Rai, in Senato il caso Fabiani La Cdl: «Prodi venga in Aula»

da Roma

Da una parte il caso Petroni-Fabiani, con il governo che la prossima settimana riferirà in Senato sull’avvicendamento all’interno del Cda Rai. Dall’altra la vecchia querelle sulla nomina di Meocci a dg di viale Mazzini, incarico per cui l’Authority per le Tlc l’ha poi giudicato incompatibile, con la Corte dei conti che chiede 50 milioni di euro di risarcimento all’allora ministro dell’Economia Siniscalco, al dg del tesoro Grilli e ai consiglieri di area cdl che votarono la nomina (Petroni, Bianchi Clerici, Staderini, Malgieri e Urbani).
Insomma, il giorno dopo la «diffida politica» dell’opposizione - che ha invitato il governo a congelare le nomine del nuovo Cda Rai fino al pronunciamento del Tar l’8 novembre - passato e presente della Rai s’intrecciano. Perché mentre la magistratura contabile chiude la fase istruttoria sul caso Meocci, la conferenza dei capigruppo del Senato dà il via libera per la prossima settimana al dibattito in aula sul caso Rai. Un appuntamento al quale il presidente dei senatori di Forza Italia Schifani si augura si presenti «o il premier o quantomeno il ministro Padoa-Schioppa». Ma il dibattito, spiega la capogruppo dell’Ulivo Finocchiaro, «non avrà effetti politici sul governo anche nel caso in cui la risoluzione dell’opposizione venga accolta». D’altra parte, aggiunge, «la Rai di problemi politici ne ha sempre posti, come quando nel 2004 mettemmo sotto il centrodestra...». La questione, però, potrebbe non essere così semplice. Tanto che Salvi, presidente dei senatori della Sinistra democratica, è cauto: «Vedremo se ci sono le condizioni per una posizione comune». Prende le distanze, invece, l’Udeur. «Il rispetto delle regole e il buon senso - dice il capogruppo alla Camera Fabris - impongono le dimissioni dell’intero Cda e la nomina di un nuovo presidente di garanzia». Ma sul punto Petruccioli è chiaro. «Questo Cda - si legge in una comunicazione del presidente della Rai al Consiglio - non è in mora e i suoi poteri non sono in alcun modo lesi. E io, per quanto dipende da me, resto qui a svolgere il mio compito». Anche nel centrodestra, però, si registra qualche incomprensione. Con il segretario della Dc per le Autonomie Rotondi, schierato per Fabiani, che fa sapere polemicamente agli alleati che «sulla Rai in Senato il governo non rischia». Così, la componete del Nuovo Psi chiede un chiarimento «urgente» interno al gruppo (che è congiunto con la Dca), perché «la nomina di Fabiani è insostenibile».
L’opposizione, intanto, continua a puntare il dito contro la rimozione di Petroni. Anche se nella querelle, è l’input che arriva da Berlusconi, non bisogna più coinvolgere il Quirinale (che ieri ha ricevuto il presidente della Vigilanza Landolfi). Secondo il Cavaliere, convinto che la maggioranza sia ormai agli «ultimi giorni di Pompei», la replica del Colle ha infatti neutralizzato dal punto di vista mediatico l’iniziativa congiunta della Cdl (che per l’occasione si era nuovamente allargata all’Udc). Tanto che pure sul Quaderno - l’approfondimento quotidiano di una trentina di pagine che deputati e senatori azzurri ricevono ogni giorno per mail - non ci si gira troppo intorno: «È stato un errore coinvolgere il capo dello Stato».

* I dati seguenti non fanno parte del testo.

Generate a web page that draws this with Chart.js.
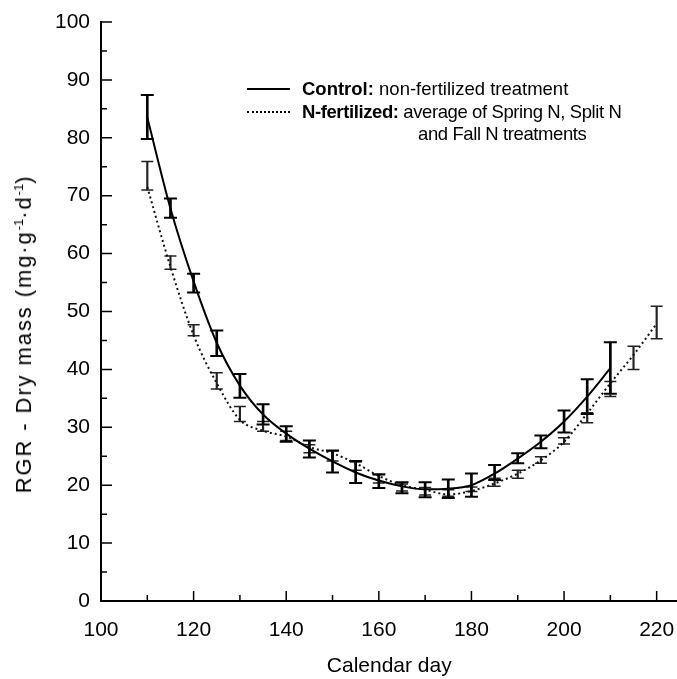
<!DOCTYPE html>
<html>
<head>
<meta charset="utf-8">
<script src="https://cdn.jsdelivr.net/npm/chart.js@4.4.0/dist/chart.umd.min.js"></script>
<style>
  html, body { margin: 0; padding: 0; background: #fff; overflow: hidden; }
  #wrap { position: relative; width: 677px; height: 679px; overflow: hidden; }
  #legend { position: absolute; left: 0; top: 0; font-family: "Liberation Sans", Arial, sans-serif; font-size: 18.5px; color: #000; }
  #legend .row { position: absolute; white-space: nowrap; line-height: 20px; }
  #legend .tight { letter-spacing: -0.4px; }
  #legend .sample { position: absolute; width: 43px; height: 0; }
  #ytitle { position: absolute; left: 24px; top: 334px; transform: translate(-50%, -50%) rotate(-90deg);
            font-family: "Liberation Sans", Arial, sans-serif; font-size: 22px; letter-spacing: 1.9px; white-space: nowrap; color: #000; }
  #ytitle sup { font-size: 13px; vertical-align: 8px; line-height: 0; letter-spacing: 0; }
</style>
</head>
<body>
<div id="wrap">
  <!-- canvas a bit wider than the window so the x axis runs to the right edge -->
  <canvas id="chart_rgr" width="686" height="679"></canvas>
  <div id="ytitle">RGR - Dry mass (mg·g<sup>-1</sup>·d<sup>-1</sup>)</div>
  <div id="legend">
    <span class="sample" style="left:247px; top:88px; border-top:2px solid #000;"></span>
    <div class="row" style="left:302px; top:79px;"><b>Control:</b> non-fertilized treatment</div>
    <span class="sample" style="left:247px; top:111px; border-top:2px dotted #000;"></span>
    <div class="row tight" style="left:302px; top:102px;"><b>N-fertilized:</b> average of Spring N, Split N</div>
    <div class="row tight" style="left:418px; top:124px;">and Fall N treatments</div>
  </div>
</div>
<script>
// calendar days
var days = [110, 115, 120, 125, 130, 135, 140, 145, 150, 155, 160, 165, 170, 175, 180, 185, 190, 195, 200, 205, 210, 215, 220];
var controlDays = days.slice(0, 21);

// control (non-fertilized): fitted curve and error bar limits
var controlFit = [83.5, 67.8, 55.2, 44.6, 37.2, 32.2, 28.9, 26.3, 24.1, 22.2, 20.8, 19.8, 19.3, 19.4, 20.0, 22.0, 24.6, 27.5, 31.0, 35.3, 40.2];
var controlLow = [79.8, 66.2, 53.3, 42.3, 35.1, 30.5, 27.5, 24.8, 22.2, 20.4, 19.5, 18.6, 17.9, 17.8, 18.0, 20.9, 23.8, 26.4, 29.1, 32.3, 35.8];
var controlHigh = [87.4, 69.5, 56.5, 46.7, 39.2, 34.0, 30.2, 27.7, 26.0, 24.2, 21.9, 20.5, 20.5, 21.0, 22.0, 23.5, 25.5, 28.6, 32.9, 38.3, 44.7];

// N-fertilized average: fitted curve and error bar limits
var nFit = [71.5, 57.7, 45.9, 37.6, 31.3, 29.4, 28.4, 26.6, 25.5, 23.8, 21.6, 20.0, 19.2, 18.4, 19.0, 20.3, 22.0, 24.3, 27.5, 32.4, 37.6, 42.5, 47.9];
var nLow = [71.0, 57.3, 45.8, 36.6, 31.0, 29.3, 27.7, 25.6, 24.2, 22.6, 20.4, 19.0, 18.3, 18.1, 18.9, 19.8, 21.2, 23.8, 27.1, 30.8, 35.3, 40.0, 45.3];
var nHigh = [75.9, 59.6, 47.7, 39.4, 33.6, 31.0, 29.3, 27.0, 25.9, 24.0, 21.8, 20.2, 19.6, 19.2, 19.7, 21.2, 22.6, 24.9, 28.2, 32.5, 37.9, 44.0, 50.9];

// axis ticks
var xLabelTicks = [100, 120, 140, 160, 180, 200, 220];
var xMarkTicks = [110, 120, 130, 140, 150, 160, 170, 180, 190, 200, 210, 220];
var yLabelTicks = [0, 10, 20, 30, 40, 50, 60, 70, 80, 90, 100];
var yMarkTicks = [5, 10, 15, 20, 25, 30, 35, 40, 45, 50, 55, 60, 65, 70, 75, 80, 85, 90, 95, 100];

function pts(xs, ys) {
    return xs.map(function(x, i) { return { x: x, y: ys[i] }; });
}
function bars(xs, lo, hi) {
    return xs.map(function(x, i) { return { x: x, y: [lo[i], hi[i]] }; });
}

var FONT = "'Liberation Sans', Arial, sans-serif";

// ticks point into the plot, long on labelled values
var innerTicks = {
    id: 'innerTicks',
    afterDraw: function(chart) {
        var ctx = chart.ctx;
        var xs = chart.scales.x, ys = chart.scales.y;
        var area = chart.chartArea;
        ctx.save();
        ctx.strokeStyle = '#000';
        ctx.lineWidth = 1.5;
        ctx.beginPath();
        xMarkTicks.forEach(function(v) {
            var px = xs.getPixelForValue(v);
            var len = (v % 20 === 0) ? 10 : 6;
            ctx.moveTo(px, area.bottom);
            ctx.lineTo(px, area.bottom - len);
        });
        yMarkTicks.forEach(function(v) {
            var py = ys.getPixelForValue(v);
            var len = (v % 10 === 0) ? 11 : 6;
            ctx.moveTo(area.left, py);
            ctx.lineTo(area.left + len, py);
        });
        ctx.stroke();
        ctx.restore();
    }
};

var chart_rgr = new Chart(document.getElementById('chart_rgr'), {
    type: 'scatter',
    data: {
        datasets: [
            {
                type: 'line',
                label: 'Control',
                data: pts(controlDays, controlFit),
                borderColor: '#000',
                borderWidth: 2,
                pointRadius: 0,
                cubicInterpolationMode: 'monotone',
                fill: false
            },
            {
                type: 'line',
                label: 'N-fertilized',
                data: pts(days, nFit),
                borderColor: '#111',
                borderWidth: 2,
                borderDash: [2, 3],
                pointRadius: 0,
                cubicInterpolationMode: 'monotone',
                fill: false
            },
            {
                type: 'bar',
                data: bars(controlDays, controlLow, controlHigh),
                backgroundColor: '#000',
                barThickness: 2,
                grouped: false
            },
            {
                type: 'bar',
                data: bars(days, nLow, nHigh),
                backgroundColor: '#222',
                barThickness: 1.5,
                grouped: false
            },
            {
                type: 'scatter',
                data: pts(controlDays, controlLow).concat(pts(controlDays, controlHigh)),
                pointStyle: 'line',
                pointRadius: 6.5,
                borderColor: '#000',
                borderWidth: 2
            },
            {
                type: 'scatter',
                data: pts(days, nLow).concat(pts(days, nHigh)),
                pointStyle: 'line',
                pointRadius: 6,
                borderColor: '#222',
                borderWidth: 1.5
            }
        ]
    },
    options: {
        animation: false,
        responsive: false,
        layout: { padding: { top: 22, right: 0, bottom: 0, left: 0 } },
        plugins: {
            legend: { display: false },
            tooltip: { enabled: false }
        },
        scales: {
            x: {
                type: 'linear',
                min: 100,
                max: 224.5,
                offset: false,
                afterFit: function(s) { s.height = 78; s.paddingLeft = 0; s.paddingRight = 0; },
                afterBuildTicks: function(s) { s.ticks = xLabelTicks.map(function(v) { return { value: v }; }); },
                grid: { display: false, drawTicks: true, tickLength: 17, tickColor: 'rgba(0,0,0,0)' },
                border: { display: true, color: '#000', width: 2 },
                ticks: { color: '#000', font: { family: FONT, size: 21 }, padding: 0, maxRotation: 0 },
                title: { display: true, text: 'Calendar day', color: '#000', font: { family: FONT, size: 21 }, padding: { top: 0, bottom: 0 } }
            },
            y: {
                type: 'linear',
                min: 0,
                max: 100,
                afterFit: function(s) { s.width = 101; s.paddingTop = 0; s.paddingBottom = 0; },
                afterBuildTicks: function(s) { s.ticks = yLabelTicks.map(function(v) { return { value: v }; }); },
                grid: { display: false, drawTicks: false },
                border: { display: true, color: '#000', width: 2 },
                ticks: { color: '#000', font: { family: FONT, size: 21 }, padding: 11 },
                title: { display: false }
            }
        }
    },
    plugins: [innerTicks]
});
</script>
</body>
</html>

Così, mentre Fini ribadisce che dopo lo «strappo» su Fabiani «è chiuso ogni dialogo sulle riforme», il coordinatore di Forza Italia Bondi augura che si torni alla politica per «scongiurare il rischio di pericolose tensioni». Perché, gli fa eco il suo vice Cicchitto, «la scelta di Fabiani» non è solo «l’occupazione della Rai» ma «implica progetti economici molto più ambiziosi, una presa del potere molto più penetrante».